We’re capable of forfeiting reality and creating either fantastical extreme: heaven on a Tuesday afternoon, Hell rattling off its slumber at the most unexpected of places. In the upheaval of either universe, emotive thought dilutes my blood, oxygenates me as if for the first time. How did we get here? How does anybody ever get to either of these places when they still have these lumbering mortal feet?

It can be jarring at times, to have a love like that. To be worn down the demands of this love’s honesty and passion. But we persist, throughout all the endless reasons to cease the connection. It is not about the intercourse; it has always been about the discourse. There is something cyclical and essential in how we speak to each other; something divinely inspired that heals wounds that each of us has housed way before we ever met. There is something restorative about heading to heaven only to fall back down to hell. We do not catch each other. We do not make promises about paradise forever upheld between our flesh.
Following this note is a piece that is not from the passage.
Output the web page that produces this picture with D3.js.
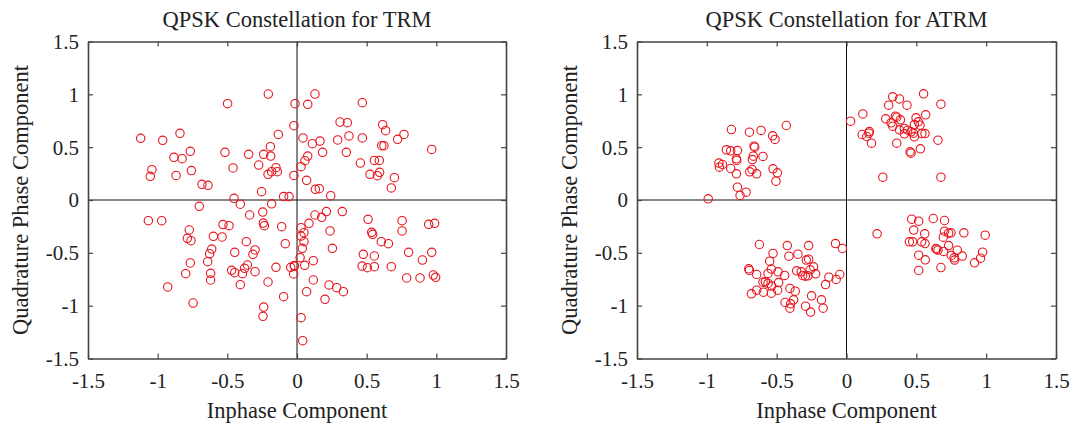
<!DOCTYPE html>
<html><head><meta charset="utf-8">
<script src="https://cdn.jsdelivr.net/npm/d3@7"></script>
<style>body{margin:0;background:#fff}svg{display:block}text{font-family:"Liberation Serif","Times New Roman",serif;fill:#222}</style>
</head><body><svg id="c" width="1074" height="428"></svg>
<script>
const ticks = [-1.5, -1, -0.5, 0, 0.5, 1, 1.5];
const tickLabels = ["-1.5", "-1", "-0.5", "0", "0.5", "1", "1.5"];
const titles = ["QPSK Constellation for TRM", "QPSK Constellation for ATRM"];
const xLabel = "Inphase Component";
const yLabel = "Quadrature Phase Component";

// TRM constellation (I, Q)
const trmI = [-0.206,-0.498,-0.014,-0.022,-0.134,-1.122,-0.964,-0.840,-0.191,-0.766,-0.517,-0.347,-0.239,-0.189,-0.883,-0.825,-0.275,-1.041,-1.053,-0.868,-0.758,-0.459,-0.151,-0.182,-0.208,-0.141,-0.022,-0.682,-0.639,-0.254,-0.096,-0.057,-0.452,-0.701,-0.407,-0.182,
 0.129,0.077,0.469,0.309,0.361,0.615,0.636,0.768,0.722,0.373,0.469,0.292,0.165,0.110,0.043,0.608,0.624,0.967,0.184,0.354,0.077,0.057,0.029,0.555,0.591,0.455,0.524,0.577,0.593,0.699,0.069,0.132,0.160,0.677,0.242,
 -1.067,-0.971,-0.773,-0.787,-0.761,-0.600,-0.531,-0.488,-0.538,-0.340,-0.246,-0.242,-0.234,-0.110,-0.364,-0.301,-0.316,-0.447,-0.612,-0.627,-0.641,-0.766,-0.799,-0.620,-0.620,-0.469,-0.447,-0.392,-0.356,-0.376,-0.301,-0.407,-0.208,-0.151,-0.084,-0.045,-0.019,-0.024,-0.096,-0.928,-0.746,-0.239,-0.244,
 0.129,0.177,0.211,0.325,0.086,0.029,0.050,0.029,0.050,0.038,0.022,-0.019,0.055,0.117,0.237,0.254,0.510,0.536,0.543,0.605,0.656,0.754,0.754,0.945,0.988,0.476,0.555,0.467,0.505,0.555,0.677,0.801,0.900,0.967,0.787,0.883,0.978,0.995,0.117,0.230,0.285,0.333,0.069,0.201,0.029,0.041];
const trmQ = [1.003,0.912,0.912,0.703,0.621,0.584,0.565,0.631,0.505,0.461,0.451,0.432,0.432,0.416,0.404,0.391,0.331,0.287,0.224,0.233,0.278,0.303,0.306,0.268,0.243,0.268,0.233,0.148,0.139,0.079,0.032,0.032,0.016,-0.060,-0.040,-0.036,
 1.003,0.905,0.921,0.738,0.732,0.713,0.656,0.621,0.574,0.606,0.587,0.568,0.558,0.533,0.587,0.514,0.514,0.479,0.451,0.451,0.416,0.372,0.315,0.375,0.375,0.350,0.243,0.230,0.262,0.211,0.186,0.101,0.107,0.114,0.041,
 -0.196,-0.196,-0.284,-0.363,-0.385,-0.344,-0.233,-0.243,-0.350,-0.142,-0.114,-0.218,-0.243,-0.252,-0.394,-0.473,-0.514,-0.495,-0.464,-0.508,-0.584,-0.596,-0.697,-0.694,-0.757,-0.666,-0.688,-0.697,-0.615,-0.647,-0.678,-0.801,-0.776,-0.637,-0.413,-0.637,-0.621,-0.700,-0.915,-0.823,-0.975,-1.013,-1.101,
 -0.142,-0.164,-0.110,-0.110,-0.221,-0.262,-0.309,-0.341,-0.394,-0.457,-0.546,-0.625,-0.618,-0.574,-0.293,-0.457,-0.183,-0.306,-0.325,-0.394,-0.413,-0.196,-0.293,-0.230,-0.221,-0.514,-0.530,-0.625,-0.640,-0.631,-0.631,-0.495,-0.568,-0.495,-0.738,-0.738,-0.710,-0.732,-0.757,-0.804,-0.830,-0.868,-0.868,-0.940,-1.114,-1.331];

// ATRM constellation (I, Q)
const atrmI = [-0.431,-0.824,-0.695,-0.612,-0.529,-0.512,-0.662,-0.657,-0.860,-0.829,-0.781,-0.788,-0.786,-0.667,-0.598,-0.674,-0.914,-0.888,-0.910,-0.829,-0.788,-0.693,-0.676,-0.643,-0.526,-0.495,-0.505,-0.781,-0.719,-0.762,-0.990,
 0.029,0.331,0.379,0.552,0.302,0.433,0.676,0.117,0.281,0.350,0.360,0.386,0.319,0.331,0.498,0.514,0.567,0.486,0.526,0.379,0.414,0.438,0.414,0.462,0.479,0.486,0.540,0.562,0.164,0.160,0.112,0.145,0.179,0.360,0.655,0.529,0.455,0.462,0.260,0.676,
 -0.624,-0.424,-0.271,-0.526,-0.412,-0.348,-0.550,-0.288,-0.271,-0.700,-0.695,-0.643,-0.538,-0.562,-0.490,-0.443,-0.357,-0.324,-0.314,-0.295,-0.276,-0.260,-0.236,-0.221,-0.598,-0.581,-0.562,-0.536,-0.486,-0.643,-0.681,-0.595,-0.538,-0.493,-0.405,-0.367,-0.440,-0.400,-0.379,-0.405,-0.293,-0.257,-0.250,-0.179,-0.167,-0.150,-0.126,-0.074,-0.048,-0.079,-0.029,
 0.219,0.467,0.517,0.621,0.702,0.481,0.560,0.702,0.731,0.748,0.693,0.840,0.993,0.450,0.474,0.538,0.562,0.640,0.655,0.695,0.731,0.793,0.517,0.564,0.750,0.771,0.774,0.829,0.917,0.960,0.974,0.517,0.676,0.645];
const atrmQ = [0.705,0.667,0.642,0.658,0.607,0.573,0.509,0.500,0.475,0.465,0.468,0.390,0.374,0.415,0.412,0.383,0.349,0.336,0.311,0.298,0.248,0.267,0.289,0.248,0.295,0.257,0.178,0.121,0.074,0.043,0.011,
 0.746,0.976,0.957,1.005,0.897,0.897,0.907,0.815,0.768,0.793,0.784,0.759,0.730,0.699,0.778,0.740,0.806,0.714,0.708,0.664,0.677,0.661,0.626,0.645,0.632,0.598,0.629,0.629,0.648,0.632,0.620,0.601,0.538,0.538,0.566,0.484,0.456,0.443,0.216,0.216,
 -0.421,-0.431,-0.431,-0.506,-0.532,-0.513,-0.579,-0.569,-0.560,-0.651,-0.667,-0.705,-0.654,-0.695,-0.680,-0.714,-0.670,-0.680,-0.714,-0.721,-0.718,-0.661,-0.632,-0.699,-0.778,-0.774,-0.790,-0.815,-0.781,-0.853,-0.888,-0.872,-0.882,-0.853,-0.837,-0.863,-0.970,-0.983,-0.945,-1.024,-1.005,-1.061,-0.907,-0.945,-1.024,-0.800,-0.730,-0.752,-0.705,-0.412,-0.459,
 -0.320,-0.181,-0.200,-0.175,-0.194,-0.285,-0.320,-0.295,-0.314,-0.311,-0.352,-0.311,-0.333,-0.396,-0.396,-0.396,-0.412,-0.459,-0.475,-0.487,-0.431,-0.475,-0.522,-0.566,-0.525,-0.547,-0.569,-0.531,-0.595,-0.551,-0.494,-0.667,-0.639,-0.466];

const svg = d3.select("#c");
const panels = [
  {I: trmI, Q: trmQ, x0: 88, x1: 506, title: titles[0], ylabX: 28},
  {I: atrmI, Q: atrmQ, x0: 637, x1: 1056, title: titles[1], ylabX: 577}
];
const yTop = 41.5, yBot = 358.5;

panels.forEach(p => {
  const x = d3.scaleLinear().domain([-1.5, 1.5]).range([p.x0, p.x1]);
  const y = d3.scaleLinear().domain([-1.5, 1.5]).range([yBot, yTop]);
  const g = svg.append("g");

  // zero lines
  g.append("line").attr("x1", x(-1.5)).attr("x2", x(1.5)).attr("y1", y(0)).attr("y2", y(0))
    .attr("stroke", "#111").attr("stroke-width", 1);
  g.append("line").attr("x1", x(0)).attr("x2", x(0)).attr("y1", y(-1.5)).attr("y2", y(1.5))
    .attr("stroke", "#111").attr("stroke-width", 1);

  // points
  g.append("g").selectAll("circle").data(p.I.map((v, i) => [v, p.Q[i]])).join("circle")
    .attr("cx", d => x(d[0])).attr("cy", d => y(d[1])).attr("r", 4.2)
    .attr("fill", "none").attr("stroke", "#e8141c").attr("stroke-width", 1.1);

  // axes (ticks pointing inward)
  const fmt = (d) => tickLabels[ticks.indexOf(d)];
  const bottom = g.append("g").attr("transform", `translate(0,${yBot})`).call(d3.axisBottom(x).tickValues(ticks).tickFormat(fmt).tickSizeInner(-5).tickSizeOuter(0));
  const top = g.append("g").attr("transform", `translate(0,${yTop})`).call(d3.axisTop(x).tickValues(ticks).tickFormat("").tickSizeInner(-5).tickSizeOuter(0));
  const left = g.append("g").attr("transform", `translate(${p.x0},0)`).call(d3.axisLeft(y).tickValues(ticks).tickFormat(fmt).tickSizeInner(-5).tickSizeOuter(0).tickPadding(9));
  const right = g.append("g").attr("transform", `translate(${p.x1},0)`).call(d3.axisRight(y).tickValues(ticks).tickFormat("").tickSizeInner(-5).tickSizeOuter(0));
  [bottom, top, left, right].forEach(a => {
    a.select(".domain").attr("stroke", "#444").attr("stroke-width", 1.6);
    a.selectAll(".tick line").attr("stroke", "#444").attr("stroke-width", 1.2);
    a.selectAll(".tick text").attr("font-family", "Liberation Serif").attr("font-size", 21).attr("fill", "#222");
  });
  bottom.selectAll(".tick text").attr("dy", null).attr("y", 29.5);
  left.selectAll(".tick text").attr("dy", "0.33em");

  g.append("text").attr("x", (p.x0 + p.x1) / 2).attr("y", 27).attr("text-anchor", "middle")
    .attr("font-size", 22.5).text(p.title);
  g.append("text").attr("x", (p.x0 + p.x1) / 2).attr("y", 418).attr("text-anchor", "middle")
    .attr("font-size", 22.5).text(xLabel);
  g.append("text").attr("transform", `translate(${p.ylabX},${(yTop + yBot) / 2}) rotate(-90)`)
    .attr("text-anchor", "middle").attr("font-size", 22.5).text(yLabel);
});
</script></body></html>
We just tell each other of the journey and wet each other’s skin with our laughing tears.
He is not my husband and I am not his wife. I am just a woman who lets him be himself and he offers me the exact same privilege in return. I have no insurance if this relationship tanks; you would never be able to offer condolences the way one would if there was a divorce. If this ends badly, I suspect the damage would be much more complicated than a divorce. We share part brain and part heart. It seems so much easier to split a bank account.

I guess when my brain slips and says “my husband’s sock”, what it’s really trying to say is: I wish it were simpler. I wish I could make you understand what the risks are and why we take them.


Sometimes, I wish I were simpler, that he was simpler. Maybe then there’d be a better label for his dirty sock.